DIRECTION | Reproduce the listing word for word. Skip any image.

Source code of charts
○ ○ ○
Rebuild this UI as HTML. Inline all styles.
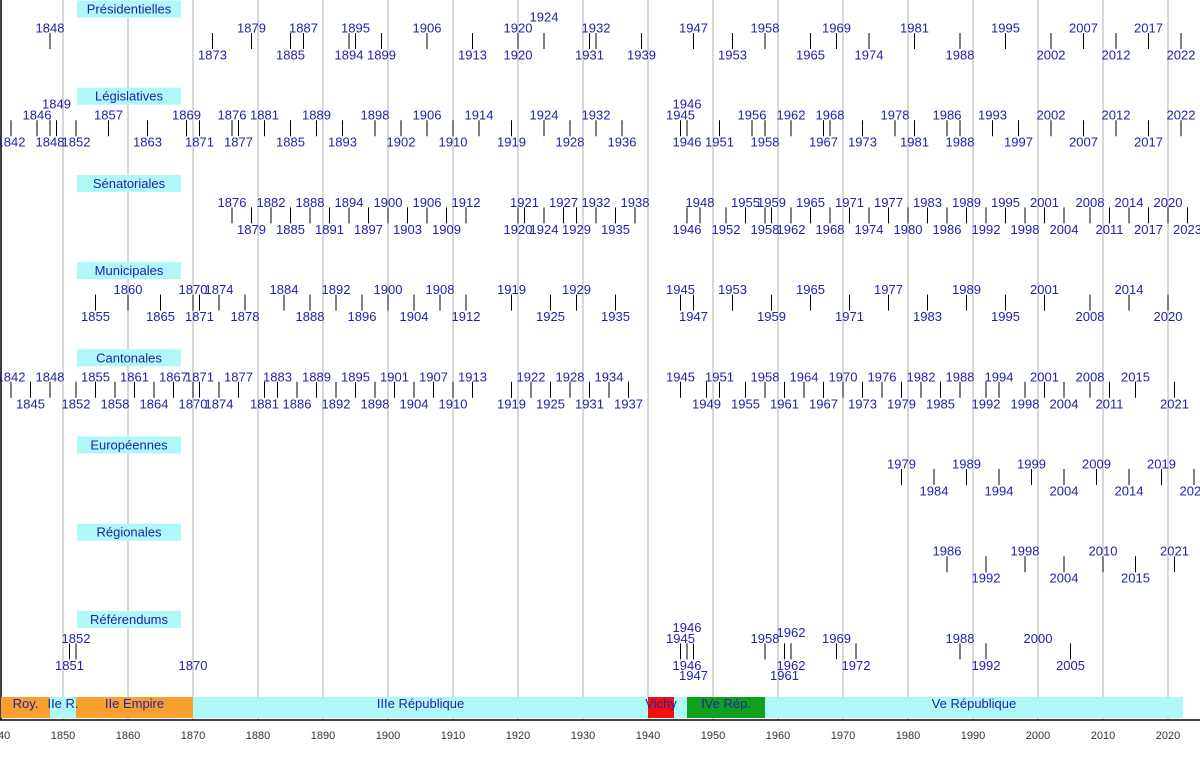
<!DOCTYPE html>
<html><head><meta charset="utf-8">
<style>
html,body{margin:0;padding:0;background:#fff;}
svg{display:block;font-family:"Liberation Sans",sans-serif;}
</style></head>
<body>
<svg id="chart" width="1200" height="770" viewBox="0 0 1200 770" xmlns="http://www.w3.org/2000/svg"></svg>
<script>
// ---- data ----
const categories = ["Présidentielles","Législatives","Sénatoriales","Municipales","Cantonales","Européennes","Régionales","Référendums"];
const presUp = [1848,1879,1887,1895,1906,1920,1932,1947,1958,1969,1981,1995,2007,2017];
const presUp2 = [1924];
const presDown = [1873,1885,1894,1899,1913,1920,1931,1939,1953,1965,1974,1988,2002,2012,2022];
const legUp2 = [1849,1946];
const legUp = [1846,1857,1869,1876,1881,1889,1898,1906,1914,1924,1932,1945,1956,1962,1968,1978,1986,1993,2002,2012,2022];
const legDown = [1842,1848,1852,1863,1871,1877,1885,1893,1902,1910,1919,1928,1936,1946,1951,1958,1967,1973,1981,1988,1997,2007,2017];
const senUp = [1876,1882,1888,1894,1900,1906,1912,1921,1927,1932,1938,1948,1955,1959,1965,1971,1977,1983,1989,1995,2001,2008,2014,2020];
const senDown = [1879,1885,1891,1897,1903,1909,1920,1924,1929,1935,1946,1952,1958,1962,1968,1974,1980,1986,1992,1998,2004,2011,2017,2023];
const munUp = [1860,1870,1874,1884,1892,1900,1908,1919,1929,1945,1953,1965,1977,1989,2001,2014];
const munDown = [1855,1865,1871,1878,1888,1896,1904,1912,1925,1935,1947,1959,1971,1983,1995,2008,2020];
const cantUp = [1842,1848,1855,1861,1867,1871,1877,1883,1889,1895,1901,1907,1913,1922,1928,1934,1945,1951,1958,1964,1970,1976,1982,1988,1994,2001,2008,2015];
const cantDown = [1845,1852,1858,1864,1870,1874,1881,1886,1892,1898,1904,1910,1919,1925,1931,1937,1949,1955,1961,1967,1973,1979,1985,1992,1998,2004,2011,2021];
const eurUp = [1979,1989,1999,2009,2019];
const eurDown = [1984,1994,2004,2014,2024];
const regUp = [1986,1998,2010,2021];
const regDown = [1992,2004,2015];
const refUp = [1852,1945,1958,1969,1988,2000];
const refUp2 = [1946];
const refUpMid = [1962];
const refDown = [1851,1870,1946,1962,1972,1992,2005];
const refDown2 = [1947,1961];
const refNoTick = [1870,2000];
const eraNames = ["Roy.","IIe R.","IIe Empire","IIIe République","Vichy","","IVe Rép.","Ve République"];
const eraStart = [1840,1848,1852,1870,1940,1944,1946,1958];
const eraEnd   = [1848,1852,1870,1940,1944,1946,1958,2022.3];
const eraColor = ["#f7a030","#b0f8f8","#f7a030","#b0f8f8","#f01010","#b0f8f8","#10a020","#b0f8f8"];
const axisTicks = [1840,1850,1860,1870,1880,1890,1900,1910,1920,1930,1940,1950,1960,1970,1980,1990,2000,2010,2020];

// ---- scales ----
const X = y => (y - 1840) * 6.5 - 2;
const rowTop = i => 33 + 87.2 * i;
const levelOffset = {up2:-16, upMid:-11, up:-5, down:22, down2:32};

const svg = document.getElementById('chart');
const NS = "http://www.w3.org/2000/svg";
function mk(tag, attrs, parent){
  const e = document.createElementNS(NS, tag);
  for (const k in attrs) e.setAttribute(k, attrs[k]);
  (parent||svg).appendChild(e);
  return e;
}

// grid
axisTicks.forEach(t => {
  if (t === 1840) return;
  const g = mk('line', {x1:X(t), x2:X(t), y1:0, y2:720, stroke:'#b0b0b0', 'stroke-width':1});
  
  
});
const la = mk('line', {x1:1, x2:1, y1:0, y2:720, stroke:'#000', 'stroke-width':1.5});



// row headers
categories.forEach((c, i) => {
  const g = mk('g', {});
  
  
  const cy = rowTop(i) - 24;
  mk('rect', {x:77, y:cy - 8.5, width:104, height:17, fill:'#b0f8f8'}, g);
  const t = mk('text', {x:129, y:cy + 4.5, 'text-anchor':'middle', 'font-size':13, fill:'#2222aa'}, g);
  t.textContent = c;
});

// marks
function drawSet(row, years, level, noTick){
  years.forEach(y => {
    const g = mk('g', {});
    
    
    const top = rowTop(row);
    if (!(noTick && noTick.includes(y))) {
      mk('line', {x1:X(y), x2:X(y), y1:top, y2:top+16, stroke:'#000', 'stroke-width':1}, g);
    }
    const t = mk('text', {x:X(y), y:top + levelOffset[level] + 4.5, 'text-anchor':'middle', 'font-size':13, fill:'#2222aa'}, g);
    t.textContent = y;
  });
}
drawSet(0, presUp, 'up'); drawSet(0, presUp2, 'up2'); drawSet(0, presDown, 'down');
drawSet(1, legUp, 'up'); drawSet(1, legUp2, 'up2'); drawSet(1, legDown, 'down');
drawSet(2, senUp, 'up'); drawSet(2, senDown, 'down');
drawSet(3, munUp, 'up'); drawSet(3, munDown, 'down');
drawSet(4, cantUp, 'up'); drawSet(4, cantDown, 'down');
drawSet(5, eurUp, 'up'); drawSet(5, eurDown, 'down');
drawSet(6, regUp, 'up'); drawSet(6, regDown, 'down');
drawSet(7, refUp, 'up', refNoTick); drawSet(7, refUp2, 'up2'); drawSet(7, refUpMid, 'upMid');
drawSet(7, refDown, 'down', refNoTick); drawSet(7, refDown2, 'down2');

// eras
eraNames.forEach((n, i) => {
  const g = mk('g', {});
  
  
  const x0 = Math.max(X(eraStart[i]), 1), x1 = X(eraEnd[i]);
  mk('rect', {x:x0, y:697, width:x1 - x0, height:21, fill:eraColor[i]}, g);
});
eraNames.forEach((n, i) => {
  if (!n) return;
  const x0 = Math.max(X(eraStart[i]), 1), x1 = X(eraEnd[i]);
  const t = mk('text', {x:(x0 + x1) / 2, y:708, 'text-anchor':'middle', 'font-size':13, fill:'#2222aa'});
  
  
  t.textContent = n;
});

// x axis
const ax = mk('line', {x1:0, x2:1200, y1:720, y2:720, stroke:'#000', 'stroke-width':1.5});


axisTicks.forEach(t => {
  const l = mk('text', {x:X(t), y:739, 'text-anchor':'middle', 'font-size':11, fill:'#333'});
  
  
  l.textContent = t;
});
</script>
</body></html>
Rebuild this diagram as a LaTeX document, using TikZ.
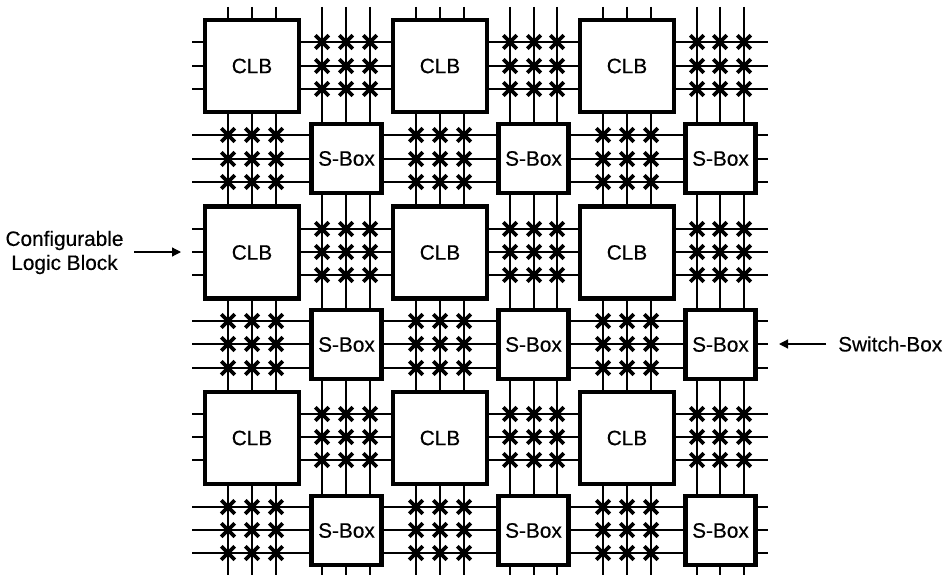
○ ○ ○
FULL RESPONSE |
Rebuild this UI as HTML. Inline all styles.
<!DOCTYPE html>
<html><head><meta charset="utf-8">
<style>
html,body{margin:0;padding:0;background:#fff;}
svg{display:block;font-family:"Liberation Sans",sans-serif;}
</style></head>
<body>
<svg id="chart" width="1200" height="770" viewBox="0 0 1200 770" xmlns="http://www.w3.org/2000/svg"></svg>
<script>
// ---- data ----
const categories = ["Présidentielles","Législatives","Sénatoriales","Municipales","Cantonales","Européennes","Régionales","Référendums"];
const presUp = [1848,1879,1887,1895,1906,1920,1932,1947,1958,1969,1981,1995,2007,2017];
const presUp2 = [1924];
const presDown = [1873,1885,1894,1899,1913,1920,1931,1939,1953,1965,1974,1988,2002,2012,2022];
const legUp2 = [1849,1946];
const legUp = [1846,1857,1869,1876,1881,1889,1898,1906,1914,1924,1932,1945,1956,1962,1968,1978,1986,1993,2002,2012,2022];
const legDown = [1842,1848,1852,1863,1871,1877,1885,1893,1902,1910,1919,1928,1936,1946,1951,1958,1967,1973,1981,1988,1997,2007,2017];
const senUp = [1876,1882,1888,1894,1900,1906,1912,1921,1927,1932,1938,1948,1955,1959,1965,1971,1977,1983,1989,1995,2001,2008,2014,2020];
const senDown = [1879,1885,1891,1897,1903,1909,1920,1924,1929,1935,1946,1952,1958,1962,1968,1974,1980,1986,1992,1998,2004,2011,2017,2023];
const munUp = [1860,1870,1874,1884,1892,1900,1908,1919,1929,1945,1953,1965,1977,1989,2001,2014];
const munDown = [1855,1865,1871,1878,1888,1896,1904,1912,1925,1935,1947,1959,1971,1983,1995,2008,2020];
const cantUp = [1842,1848,1855,1861,1867,1871,1877,1883,1889,1895,1901,1907,1913,1922,1928,1934,1945,1951,1958,1964,1970,1976,1982,1988,1994,2001,2008,2015];
const cantDown = [1845,1852,1858,1864,1870,1874,1881,1886,1892,1898,1904,1910,1919,1925,1931,1937,1949,1955,1961,1967,1973,1979,1985,1992,1998,2004,2011,2021];
const eurUp = [1979,1989,1999,2009,2019];
const eurDown = [1984,1994,2004,2014,2024];
const regUp = [1986,1998,2010,2021];
const regDown = [1992,2004,2015];
const refUp = [1852,1945,1958,1969,1988,2000];
const refUp2 = [1946];
const refUpMid = [1962];
const refDown = [1851,1870,1946,1962,1972,1992,2005];
const refDown2 = [1947,1961];
const refNoTick = [1870,2000];
const eraNames = ["Roy.","IIe R.","IIe Empire","IIIe République","Vichy","","IVe Rép.","Ve République"];
const eraStart = [1840,1848,1852,1870,1940,1944,1946,1958];
const eraEnd   = [1848,1852,1870,1940,1944,1946,1958,2022.3];
const eraColor = ["#f7a030","#b0f8f8","#f7a030","#b0f8f8","#f01010","#b0f8f8","#10a020","#b0f8f8"];
const axisTicks = [1840,1850,1860,1870,1880,1890,1900,1910,1920,1930,1940,1950,1960,1970,1980,1990,2000,2010,2020];

// ---- scales ----
const X = y => (y - 1840) * 6.5 - 2;
const rowTop = i => 33 + 87.2 * i;
const levelOffset = {up2:-16, upMid:-11, up:-5, down:22, down2:32};

const svg = document.getElementById('chart');
const NS = "http://www.w3.org/2000/svg";
function mk(tag, attrs, parent){
  const e = document.createElementNS(NS, tag);
  for (const k in attrs) e.setAttribute(k, attrs[k]);
  (parent||svg).appendChild(e);
  return e;
}

// grid
axisTicks.forEach(t => {
  if (t === 1840) return;
  const g = mk('line', {x1:X(t), x2:X(t), y1:0, y2:720, stroke:'#b0b0b0', 'stroke-width':1});
  
  
});
const la = mk('line', {x1:1, x2:1, y1:0, y2:720, stroke:'#000', 'stroke-width':1.5});



// row headers
categories.forEach((c, i) => {
  const g = mk('g', {});
  
  
  const cy = rowTop(i) - 24;
  mk('rect', {x:77, y:cy - 8.5, width:104, height:17, fill:'#b0f8f8'}, g);
  const t = mk('text', {x:129, y:cy + 4.5, 'text-anchor':'middle', 'font-size':13, fill:'#2222aa'}, g);
  t.textContent = c;
});

// marks
function drawSet(row, years, level, noTick){
  years.forEach(y => {
    const g = mk('g', {});
    
    
    const top = rowTop(row);
    if (!(noTick && noTick.includes(y))) {
      mk('line', {x1:X(y), x2:X(y), y1:top, y2:top+16, stroke:'#000', 'stroke-width':1}, g);
    }
    const t = mk('text', {x:X(y), y:top + levelOffset[level] + 4.5, 'text-anchor':'middle', 'font-size':13, fill:'#2222aa'}, g);
    t.textContent = y;
  });
}
drawSet(0, presUp, 'up'); drawSet(0, presUp2, 'up2'); drawSet(0, presDown, 'down');
drawSet(1, legUp, 'up'); drawSet(1, legUp2, 'up2'); drawSet(1, legDown, 'down');
drawSet(2, senUp, 'up'); drawSet(2, senDown, 'down');
drawSet(3, munUp, 'up'); drawSet(3, munDown, 'down');
drawSet(4, cantUp, 'up'); drawSet(4, cantDown, 'down');
drawSet(5, eurUp, 'up'); drawSet(5, eurDown, 'down');
drawSet(6, regUp, 'up'); drawSet(6, regDown, 'down');
drawSet(7, refUp, 'up', refNoTick); drawSet(7, refUp2, 'up2'); drawSet(7, refUpMid, 'upMid');
drawSet(7, refDown, 'down', refNoTick); drawSet(7, refDown2, 'down2');

// eras
eraNames.forEach((n, i) => {
  const g = mk('g', {});
  
  
  const x0 = Math.max(X(eraStart[i]), 1), x1 = X(eraEnd[i]);
  mk('rect', {x:x0, y:697, width:x1 - x0, height:21, fill:eraColor[i]}, g);
});
eraNames.forEach((n, i) => {
  if (!n) return;
  const x0 = Math.max(X(eraStart[i]), 1), x1 = X(eraEnd[i]);
  const t = mk('text', {x:(x0 + x1) / 2, y:708, 'text-anchor':'middle', 'font-size':13, fill:'#2222aa'});
  
  
  t.textContent = n;
});

// x axis
const ax = mk('line', {x1:0, x2:1200, y1:720, y2:720, stroke:'#000', 'stroke-width':1.5});


axisTicks.forEach(t => {
  const l = mk('text', {x:X(t), y:739, 'text-anchor':'middle', 'font-size':11, fill:'#333'});
  
  
  l.textContent = t;
});
</script>
</body></html>
Rebuild this diagram as a LaTeX document, using TikZ.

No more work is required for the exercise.